Description of the task:
Using the material below, print a verbatim copy of every line from the one containing "Emit a component" through the one containing "const eutecticY = [-21.6, -21.6];", inclusive, and omit the pictures.
* Start Data for processing *
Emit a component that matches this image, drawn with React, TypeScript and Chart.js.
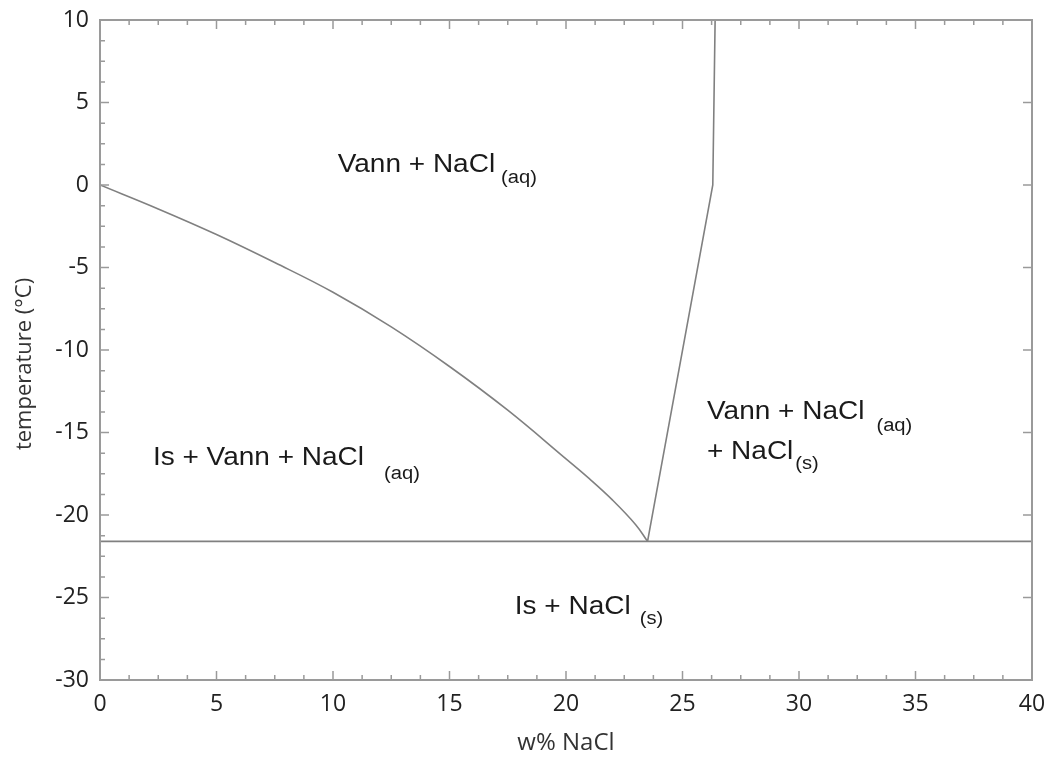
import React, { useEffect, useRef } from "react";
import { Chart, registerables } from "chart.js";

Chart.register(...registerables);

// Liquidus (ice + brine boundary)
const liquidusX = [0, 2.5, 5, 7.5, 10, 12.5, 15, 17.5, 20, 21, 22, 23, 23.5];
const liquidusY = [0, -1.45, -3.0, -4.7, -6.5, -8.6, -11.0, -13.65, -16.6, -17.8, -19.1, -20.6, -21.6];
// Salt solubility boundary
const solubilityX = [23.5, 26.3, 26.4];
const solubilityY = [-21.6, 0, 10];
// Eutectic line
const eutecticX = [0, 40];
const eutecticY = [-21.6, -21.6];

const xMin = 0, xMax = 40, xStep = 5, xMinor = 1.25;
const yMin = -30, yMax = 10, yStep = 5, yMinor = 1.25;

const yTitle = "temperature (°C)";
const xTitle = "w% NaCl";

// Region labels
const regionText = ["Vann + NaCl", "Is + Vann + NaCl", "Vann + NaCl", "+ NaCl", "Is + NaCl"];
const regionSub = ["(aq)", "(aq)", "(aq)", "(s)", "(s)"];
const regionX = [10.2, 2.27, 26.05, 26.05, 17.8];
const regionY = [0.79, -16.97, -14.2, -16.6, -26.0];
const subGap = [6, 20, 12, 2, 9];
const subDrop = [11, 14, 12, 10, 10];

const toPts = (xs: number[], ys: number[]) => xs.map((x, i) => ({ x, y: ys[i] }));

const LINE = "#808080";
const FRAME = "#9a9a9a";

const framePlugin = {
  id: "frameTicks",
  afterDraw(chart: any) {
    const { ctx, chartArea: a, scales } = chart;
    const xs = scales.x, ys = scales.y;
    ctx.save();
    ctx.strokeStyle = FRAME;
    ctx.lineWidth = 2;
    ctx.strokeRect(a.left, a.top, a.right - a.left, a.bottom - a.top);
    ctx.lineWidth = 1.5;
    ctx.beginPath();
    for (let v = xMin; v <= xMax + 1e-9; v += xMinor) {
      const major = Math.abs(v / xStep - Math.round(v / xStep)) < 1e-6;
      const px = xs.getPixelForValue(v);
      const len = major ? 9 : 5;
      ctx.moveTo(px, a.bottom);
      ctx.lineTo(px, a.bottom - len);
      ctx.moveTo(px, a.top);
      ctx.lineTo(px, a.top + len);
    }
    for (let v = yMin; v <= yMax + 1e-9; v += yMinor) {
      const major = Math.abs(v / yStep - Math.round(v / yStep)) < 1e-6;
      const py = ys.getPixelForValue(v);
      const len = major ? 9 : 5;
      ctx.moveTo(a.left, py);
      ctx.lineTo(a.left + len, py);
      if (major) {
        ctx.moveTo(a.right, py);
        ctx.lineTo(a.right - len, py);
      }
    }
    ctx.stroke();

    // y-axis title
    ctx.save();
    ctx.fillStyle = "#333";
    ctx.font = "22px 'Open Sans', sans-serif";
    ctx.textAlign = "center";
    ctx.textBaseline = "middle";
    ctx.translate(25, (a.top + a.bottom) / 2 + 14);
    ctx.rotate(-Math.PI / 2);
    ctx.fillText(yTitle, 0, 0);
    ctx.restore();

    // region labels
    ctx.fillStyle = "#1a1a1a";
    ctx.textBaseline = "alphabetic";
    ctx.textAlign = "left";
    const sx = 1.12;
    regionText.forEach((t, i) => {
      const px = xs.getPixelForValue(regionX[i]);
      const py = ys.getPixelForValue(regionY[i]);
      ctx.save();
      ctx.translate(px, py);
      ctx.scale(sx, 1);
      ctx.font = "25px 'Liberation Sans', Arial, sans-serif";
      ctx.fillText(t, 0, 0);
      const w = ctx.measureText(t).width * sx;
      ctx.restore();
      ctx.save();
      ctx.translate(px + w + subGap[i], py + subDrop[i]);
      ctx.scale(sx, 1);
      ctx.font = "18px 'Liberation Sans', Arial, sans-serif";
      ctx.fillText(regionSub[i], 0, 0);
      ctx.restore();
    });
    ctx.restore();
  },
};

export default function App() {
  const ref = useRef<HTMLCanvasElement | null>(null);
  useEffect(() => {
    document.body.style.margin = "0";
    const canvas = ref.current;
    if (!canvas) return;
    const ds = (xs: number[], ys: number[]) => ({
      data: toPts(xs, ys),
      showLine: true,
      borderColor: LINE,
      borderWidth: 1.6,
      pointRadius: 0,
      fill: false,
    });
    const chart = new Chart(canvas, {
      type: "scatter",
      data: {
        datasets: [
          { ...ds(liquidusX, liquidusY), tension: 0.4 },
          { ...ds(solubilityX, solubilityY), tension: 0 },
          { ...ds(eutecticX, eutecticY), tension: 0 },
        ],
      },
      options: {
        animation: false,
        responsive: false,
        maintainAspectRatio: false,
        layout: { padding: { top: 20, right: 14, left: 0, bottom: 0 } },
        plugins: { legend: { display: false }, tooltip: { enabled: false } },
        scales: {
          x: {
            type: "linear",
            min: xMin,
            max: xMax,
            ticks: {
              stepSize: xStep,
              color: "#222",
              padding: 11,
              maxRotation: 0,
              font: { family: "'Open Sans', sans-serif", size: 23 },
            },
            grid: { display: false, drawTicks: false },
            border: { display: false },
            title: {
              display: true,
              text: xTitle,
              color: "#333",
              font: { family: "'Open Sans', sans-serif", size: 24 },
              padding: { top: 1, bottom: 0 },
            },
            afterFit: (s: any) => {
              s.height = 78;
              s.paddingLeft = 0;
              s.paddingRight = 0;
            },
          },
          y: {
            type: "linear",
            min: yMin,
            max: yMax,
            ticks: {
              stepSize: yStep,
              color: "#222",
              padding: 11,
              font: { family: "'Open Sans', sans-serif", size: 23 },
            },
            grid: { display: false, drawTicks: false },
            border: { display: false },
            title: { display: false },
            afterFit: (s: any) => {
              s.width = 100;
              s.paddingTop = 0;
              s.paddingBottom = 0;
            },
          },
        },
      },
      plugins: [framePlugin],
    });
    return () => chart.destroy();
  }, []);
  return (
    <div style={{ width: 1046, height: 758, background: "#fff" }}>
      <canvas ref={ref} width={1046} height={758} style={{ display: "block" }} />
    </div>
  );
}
* End Data for processing *
* Start Data for processing *
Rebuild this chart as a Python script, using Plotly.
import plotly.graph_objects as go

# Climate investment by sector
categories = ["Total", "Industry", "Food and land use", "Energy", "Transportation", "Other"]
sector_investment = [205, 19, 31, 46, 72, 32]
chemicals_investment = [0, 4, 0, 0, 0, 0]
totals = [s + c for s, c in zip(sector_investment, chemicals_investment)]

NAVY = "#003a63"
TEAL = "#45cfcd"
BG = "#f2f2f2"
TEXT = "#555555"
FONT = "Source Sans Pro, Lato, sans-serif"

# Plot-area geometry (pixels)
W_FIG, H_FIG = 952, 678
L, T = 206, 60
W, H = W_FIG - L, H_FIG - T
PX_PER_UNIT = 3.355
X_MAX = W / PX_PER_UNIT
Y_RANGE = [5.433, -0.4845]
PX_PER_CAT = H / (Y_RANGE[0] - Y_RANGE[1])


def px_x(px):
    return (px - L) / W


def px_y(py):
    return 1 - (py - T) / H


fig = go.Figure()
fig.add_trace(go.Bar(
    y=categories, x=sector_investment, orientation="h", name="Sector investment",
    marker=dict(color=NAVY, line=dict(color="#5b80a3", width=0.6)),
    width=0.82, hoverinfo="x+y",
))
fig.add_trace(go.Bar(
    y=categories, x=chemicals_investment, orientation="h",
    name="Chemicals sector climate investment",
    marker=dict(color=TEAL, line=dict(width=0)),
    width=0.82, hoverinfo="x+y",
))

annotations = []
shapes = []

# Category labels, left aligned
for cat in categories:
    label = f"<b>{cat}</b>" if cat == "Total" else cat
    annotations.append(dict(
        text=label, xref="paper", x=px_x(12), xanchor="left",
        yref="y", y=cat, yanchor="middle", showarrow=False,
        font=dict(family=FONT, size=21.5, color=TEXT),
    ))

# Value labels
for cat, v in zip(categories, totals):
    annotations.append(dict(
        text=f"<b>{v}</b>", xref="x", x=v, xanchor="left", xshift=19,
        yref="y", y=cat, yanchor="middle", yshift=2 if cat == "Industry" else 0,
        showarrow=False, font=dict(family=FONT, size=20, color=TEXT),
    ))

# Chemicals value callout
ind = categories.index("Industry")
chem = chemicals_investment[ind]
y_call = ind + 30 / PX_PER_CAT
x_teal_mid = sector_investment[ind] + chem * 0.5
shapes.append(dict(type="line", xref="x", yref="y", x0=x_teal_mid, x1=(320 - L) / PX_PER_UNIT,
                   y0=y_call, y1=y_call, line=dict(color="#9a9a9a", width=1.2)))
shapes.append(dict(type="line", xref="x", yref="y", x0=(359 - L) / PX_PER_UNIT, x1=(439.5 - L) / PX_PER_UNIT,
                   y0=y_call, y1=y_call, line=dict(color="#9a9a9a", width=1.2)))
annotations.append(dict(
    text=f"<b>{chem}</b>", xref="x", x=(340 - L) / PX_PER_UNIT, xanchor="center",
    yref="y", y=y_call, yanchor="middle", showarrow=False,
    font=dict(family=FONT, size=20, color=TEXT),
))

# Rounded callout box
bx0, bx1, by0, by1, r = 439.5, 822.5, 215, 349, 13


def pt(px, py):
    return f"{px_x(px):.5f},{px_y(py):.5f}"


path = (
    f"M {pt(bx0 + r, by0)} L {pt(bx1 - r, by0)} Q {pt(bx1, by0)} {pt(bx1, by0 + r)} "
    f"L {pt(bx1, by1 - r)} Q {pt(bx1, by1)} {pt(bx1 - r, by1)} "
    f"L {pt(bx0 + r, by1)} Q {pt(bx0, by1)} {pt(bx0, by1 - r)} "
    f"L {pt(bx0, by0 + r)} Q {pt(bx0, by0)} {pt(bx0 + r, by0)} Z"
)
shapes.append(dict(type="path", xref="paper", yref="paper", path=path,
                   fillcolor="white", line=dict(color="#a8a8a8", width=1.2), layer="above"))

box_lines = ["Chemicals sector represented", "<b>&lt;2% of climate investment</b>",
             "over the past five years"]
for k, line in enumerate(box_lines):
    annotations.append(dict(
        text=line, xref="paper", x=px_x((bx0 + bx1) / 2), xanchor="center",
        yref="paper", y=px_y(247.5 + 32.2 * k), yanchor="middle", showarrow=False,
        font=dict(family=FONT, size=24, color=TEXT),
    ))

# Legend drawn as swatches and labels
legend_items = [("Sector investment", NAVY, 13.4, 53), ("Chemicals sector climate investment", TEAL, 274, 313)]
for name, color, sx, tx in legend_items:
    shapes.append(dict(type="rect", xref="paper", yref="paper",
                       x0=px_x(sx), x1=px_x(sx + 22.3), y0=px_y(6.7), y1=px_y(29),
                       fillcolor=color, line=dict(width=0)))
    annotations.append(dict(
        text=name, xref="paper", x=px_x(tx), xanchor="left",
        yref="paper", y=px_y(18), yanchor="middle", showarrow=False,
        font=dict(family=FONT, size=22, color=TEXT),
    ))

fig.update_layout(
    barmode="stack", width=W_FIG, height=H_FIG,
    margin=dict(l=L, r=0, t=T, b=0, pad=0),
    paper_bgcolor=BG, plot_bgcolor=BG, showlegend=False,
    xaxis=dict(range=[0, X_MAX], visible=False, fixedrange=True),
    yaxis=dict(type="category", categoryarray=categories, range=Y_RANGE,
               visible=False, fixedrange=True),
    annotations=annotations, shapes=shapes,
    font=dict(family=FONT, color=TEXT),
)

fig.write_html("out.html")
* End Data for processing *
* Start Data for processing *
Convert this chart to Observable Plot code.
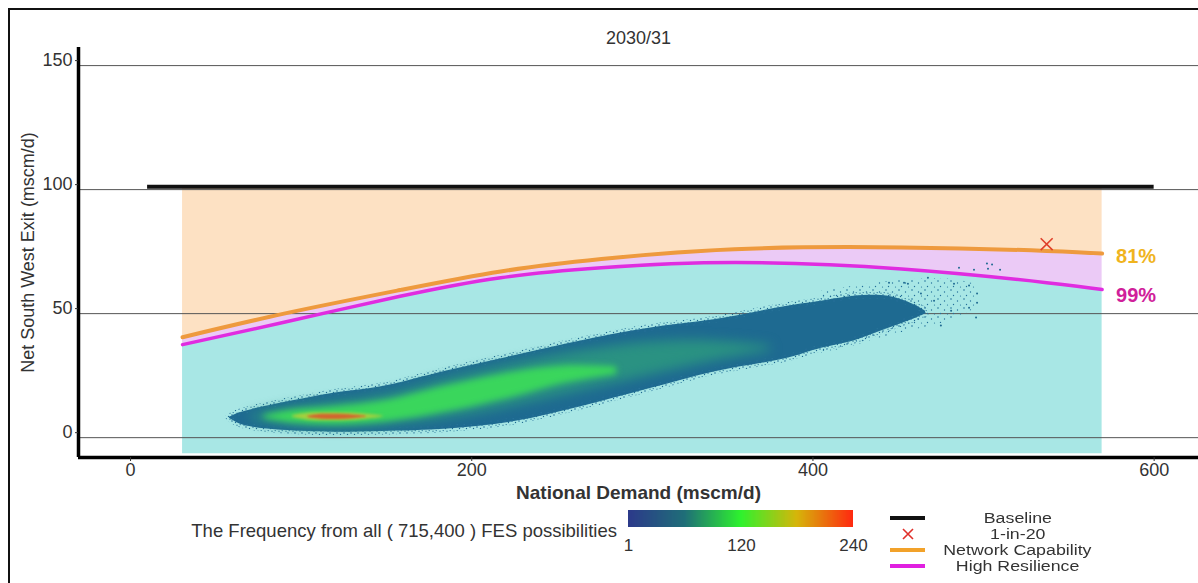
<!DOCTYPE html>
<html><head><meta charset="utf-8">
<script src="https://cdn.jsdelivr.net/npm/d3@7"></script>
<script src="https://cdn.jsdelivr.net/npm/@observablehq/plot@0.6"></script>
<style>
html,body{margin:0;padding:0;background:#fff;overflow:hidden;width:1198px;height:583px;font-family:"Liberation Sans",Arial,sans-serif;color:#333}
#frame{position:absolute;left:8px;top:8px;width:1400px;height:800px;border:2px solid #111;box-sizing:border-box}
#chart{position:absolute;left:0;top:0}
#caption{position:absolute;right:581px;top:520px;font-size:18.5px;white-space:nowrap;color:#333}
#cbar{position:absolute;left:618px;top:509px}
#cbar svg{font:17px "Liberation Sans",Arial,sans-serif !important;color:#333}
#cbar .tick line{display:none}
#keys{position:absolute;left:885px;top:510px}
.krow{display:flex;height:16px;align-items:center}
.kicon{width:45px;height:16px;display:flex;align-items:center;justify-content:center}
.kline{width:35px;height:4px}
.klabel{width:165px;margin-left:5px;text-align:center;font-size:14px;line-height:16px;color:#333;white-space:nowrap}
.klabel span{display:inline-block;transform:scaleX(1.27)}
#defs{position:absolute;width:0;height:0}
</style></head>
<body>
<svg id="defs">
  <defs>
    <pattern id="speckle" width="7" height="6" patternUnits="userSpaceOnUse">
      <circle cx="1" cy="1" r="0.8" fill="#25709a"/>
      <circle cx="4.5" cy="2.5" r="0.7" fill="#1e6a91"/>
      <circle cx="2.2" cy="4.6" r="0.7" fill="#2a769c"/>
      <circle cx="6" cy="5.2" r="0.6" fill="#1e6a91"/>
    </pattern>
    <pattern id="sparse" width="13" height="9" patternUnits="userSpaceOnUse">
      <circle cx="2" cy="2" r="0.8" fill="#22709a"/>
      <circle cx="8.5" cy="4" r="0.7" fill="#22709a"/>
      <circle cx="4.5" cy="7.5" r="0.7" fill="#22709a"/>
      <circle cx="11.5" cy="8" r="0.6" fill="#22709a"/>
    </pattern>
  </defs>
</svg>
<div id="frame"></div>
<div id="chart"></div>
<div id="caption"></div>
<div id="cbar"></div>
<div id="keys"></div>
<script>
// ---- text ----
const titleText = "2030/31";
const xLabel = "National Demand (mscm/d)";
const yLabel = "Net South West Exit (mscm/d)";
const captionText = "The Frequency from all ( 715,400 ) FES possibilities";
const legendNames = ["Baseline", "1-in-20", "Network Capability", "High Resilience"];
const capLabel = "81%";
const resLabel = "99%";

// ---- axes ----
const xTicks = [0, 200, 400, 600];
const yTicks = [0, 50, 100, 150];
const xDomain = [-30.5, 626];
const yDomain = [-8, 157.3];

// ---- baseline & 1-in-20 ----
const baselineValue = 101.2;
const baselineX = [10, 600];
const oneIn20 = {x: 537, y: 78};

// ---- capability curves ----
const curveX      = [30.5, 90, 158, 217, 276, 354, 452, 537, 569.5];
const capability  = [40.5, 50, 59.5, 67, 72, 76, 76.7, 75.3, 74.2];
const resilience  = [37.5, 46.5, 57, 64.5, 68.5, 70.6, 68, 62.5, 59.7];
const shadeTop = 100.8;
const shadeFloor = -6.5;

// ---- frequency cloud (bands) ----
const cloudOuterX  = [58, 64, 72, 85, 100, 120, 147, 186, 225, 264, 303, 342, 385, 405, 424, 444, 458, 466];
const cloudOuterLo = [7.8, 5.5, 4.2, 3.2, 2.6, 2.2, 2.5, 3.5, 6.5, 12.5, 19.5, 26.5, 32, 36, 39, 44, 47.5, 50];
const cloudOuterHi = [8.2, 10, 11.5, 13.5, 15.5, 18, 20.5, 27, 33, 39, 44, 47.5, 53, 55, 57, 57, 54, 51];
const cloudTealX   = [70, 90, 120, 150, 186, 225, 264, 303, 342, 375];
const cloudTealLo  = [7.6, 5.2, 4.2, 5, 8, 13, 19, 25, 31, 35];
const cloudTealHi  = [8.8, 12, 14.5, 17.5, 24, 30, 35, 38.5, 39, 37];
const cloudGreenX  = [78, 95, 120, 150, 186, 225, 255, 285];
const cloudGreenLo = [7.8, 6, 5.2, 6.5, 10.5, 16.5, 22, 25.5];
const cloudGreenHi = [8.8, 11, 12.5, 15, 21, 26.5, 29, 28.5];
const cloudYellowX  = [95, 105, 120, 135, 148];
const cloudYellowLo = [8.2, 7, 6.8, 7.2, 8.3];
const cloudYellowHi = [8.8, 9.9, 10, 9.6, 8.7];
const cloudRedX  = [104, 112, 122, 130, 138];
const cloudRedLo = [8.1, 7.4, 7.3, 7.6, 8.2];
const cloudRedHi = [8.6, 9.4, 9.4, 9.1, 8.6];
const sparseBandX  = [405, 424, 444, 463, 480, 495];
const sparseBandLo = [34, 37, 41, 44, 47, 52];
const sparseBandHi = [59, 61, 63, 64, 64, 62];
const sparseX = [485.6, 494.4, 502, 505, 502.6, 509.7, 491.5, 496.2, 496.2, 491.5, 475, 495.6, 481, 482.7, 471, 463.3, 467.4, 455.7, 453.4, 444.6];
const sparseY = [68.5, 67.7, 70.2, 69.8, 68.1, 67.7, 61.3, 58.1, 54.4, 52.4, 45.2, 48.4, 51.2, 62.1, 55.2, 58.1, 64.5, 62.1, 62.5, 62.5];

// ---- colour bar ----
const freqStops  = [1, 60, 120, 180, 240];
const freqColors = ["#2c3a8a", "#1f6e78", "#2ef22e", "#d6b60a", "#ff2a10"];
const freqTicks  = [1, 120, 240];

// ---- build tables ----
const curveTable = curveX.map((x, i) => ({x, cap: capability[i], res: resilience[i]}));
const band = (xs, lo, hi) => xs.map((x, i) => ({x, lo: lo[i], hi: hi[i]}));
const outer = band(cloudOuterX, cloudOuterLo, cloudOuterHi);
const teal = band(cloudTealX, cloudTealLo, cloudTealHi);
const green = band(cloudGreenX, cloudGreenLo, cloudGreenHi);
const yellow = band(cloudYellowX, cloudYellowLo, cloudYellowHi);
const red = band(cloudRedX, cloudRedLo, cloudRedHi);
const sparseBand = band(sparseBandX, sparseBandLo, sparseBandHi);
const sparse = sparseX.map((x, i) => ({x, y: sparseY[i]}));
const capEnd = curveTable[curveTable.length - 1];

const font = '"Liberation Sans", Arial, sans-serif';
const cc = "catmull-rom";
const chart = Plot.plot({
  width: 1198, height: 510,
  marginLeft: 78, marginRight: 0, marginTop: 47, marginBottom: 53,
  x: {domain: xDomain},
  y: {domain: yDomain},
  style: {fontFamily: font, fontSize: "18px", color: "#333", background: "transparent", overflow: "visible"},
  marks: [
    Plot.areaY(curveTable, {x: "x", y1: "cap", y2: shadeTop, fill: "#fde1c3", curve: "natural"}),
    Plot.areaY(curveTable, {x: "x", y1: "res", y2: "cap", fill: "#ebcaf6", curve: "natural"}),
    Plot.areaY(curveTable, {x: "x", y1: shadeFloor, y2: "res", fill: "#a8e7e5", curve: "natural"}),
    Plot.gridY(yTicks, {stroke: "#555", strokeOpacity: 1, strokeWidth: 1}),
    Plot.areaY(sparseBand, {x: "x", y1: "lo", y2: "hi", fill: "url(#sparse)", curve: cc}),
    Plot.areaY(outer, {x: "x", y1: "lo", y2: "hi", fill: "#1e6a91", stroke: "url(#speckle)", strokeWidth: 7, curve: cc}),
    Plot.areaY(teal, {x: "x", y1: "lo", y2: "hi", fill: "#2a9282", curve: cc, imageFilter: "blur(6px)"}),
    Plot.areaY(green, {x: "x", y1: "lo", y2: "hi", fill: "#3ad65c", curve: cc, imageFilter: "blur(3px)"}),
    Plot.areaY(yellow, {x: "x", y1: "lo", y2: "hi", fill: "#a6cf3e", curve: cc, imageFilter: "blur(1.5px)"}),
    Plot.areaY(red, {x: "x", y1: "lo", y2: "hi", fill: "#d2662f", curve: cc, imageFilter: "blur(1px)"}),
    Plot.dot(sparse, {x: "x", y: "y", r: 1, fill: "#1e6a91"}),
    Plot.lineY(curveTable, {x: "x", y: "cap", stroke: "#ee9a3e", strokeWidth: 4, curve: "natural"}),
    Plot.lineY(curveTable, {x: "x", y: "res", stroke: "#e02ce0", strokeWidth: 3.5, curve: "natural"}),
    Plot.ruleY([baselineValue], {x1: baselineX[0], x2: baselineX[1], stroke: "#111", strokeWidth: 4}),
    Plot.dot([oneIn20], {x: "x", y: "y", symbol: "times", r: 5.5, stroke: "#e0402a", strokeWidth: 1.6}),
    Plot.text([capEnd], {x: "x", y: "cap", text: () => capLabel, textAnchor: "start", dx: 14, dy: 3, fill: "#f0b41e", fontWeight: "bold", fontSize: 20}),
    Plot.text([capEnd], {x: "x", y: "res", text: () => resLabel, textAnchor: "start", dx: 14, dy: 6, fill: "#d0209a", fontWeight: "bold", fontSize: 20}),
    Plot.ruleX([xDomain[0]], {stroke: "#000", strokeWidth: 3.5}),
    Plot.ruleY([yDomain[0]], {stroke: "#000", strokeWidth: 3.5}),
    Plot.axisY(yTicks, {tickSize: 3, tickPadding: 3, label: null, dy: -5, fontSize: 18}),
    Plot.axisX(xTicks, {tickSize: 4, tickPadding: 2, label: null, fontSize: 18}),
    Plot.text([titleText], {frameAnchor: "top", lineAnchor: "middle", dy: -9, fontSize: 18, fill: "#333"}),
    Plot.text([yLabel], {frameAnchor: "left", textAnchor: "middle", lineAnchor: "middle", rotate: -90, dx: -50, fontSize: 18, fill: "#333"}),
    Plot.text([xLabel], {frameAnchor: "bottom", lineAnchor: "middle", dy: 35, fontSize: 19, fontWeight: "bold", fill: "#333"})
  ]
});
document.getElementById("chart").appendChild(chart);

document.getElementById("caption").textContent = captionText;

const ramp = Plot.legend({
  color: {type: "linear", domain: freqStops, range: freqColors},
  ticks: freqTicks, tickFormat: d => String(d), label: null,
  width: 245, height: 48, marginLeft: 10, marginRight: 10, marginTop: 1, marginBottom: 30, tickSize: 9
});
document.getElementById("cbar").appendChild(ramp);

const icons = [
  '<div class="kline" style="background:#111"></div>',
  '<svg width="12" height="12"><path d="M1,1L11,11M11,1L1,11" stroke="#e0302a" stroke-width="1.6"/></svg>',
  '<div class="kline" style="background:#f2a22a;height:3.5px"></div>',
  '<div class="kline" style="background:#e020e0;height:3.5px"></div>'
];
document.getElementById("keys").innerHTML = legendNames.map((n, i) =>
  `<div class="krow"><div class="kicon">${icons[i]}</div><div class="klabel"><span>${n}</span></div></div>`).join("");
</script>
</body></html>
* End Data for processing *
Written solution:
Emit a component that matches this image, drawn with React, TypeScript and Chart.js.
import React, { useEffect, useRef } from "react";
import { Chart, registerables } from "chart.js";

Chart.register(...registerables);

// Liquidus (ice + brine boundary)
const liquidusX = [0, 2.5, 5, 7.5, 10, 12.5, 15, 17.5, 20, 21, 22, 23, 23.5];
const liquidusY = [0, -1.45, -3.0, -4.7, -6.5, -8.6, -11.0, -13.65, -16.6, -17.8, -19.1, -20.6, -21.6];
// Salt solubility boundary
const solubilityX = [23.5, 26.3, 26.4];
const solubilityY = [-21.6, 0, 10];
// Eutectic line
const eutecticX = [0, 40];
const eutecticY = [-21.6, -21.6];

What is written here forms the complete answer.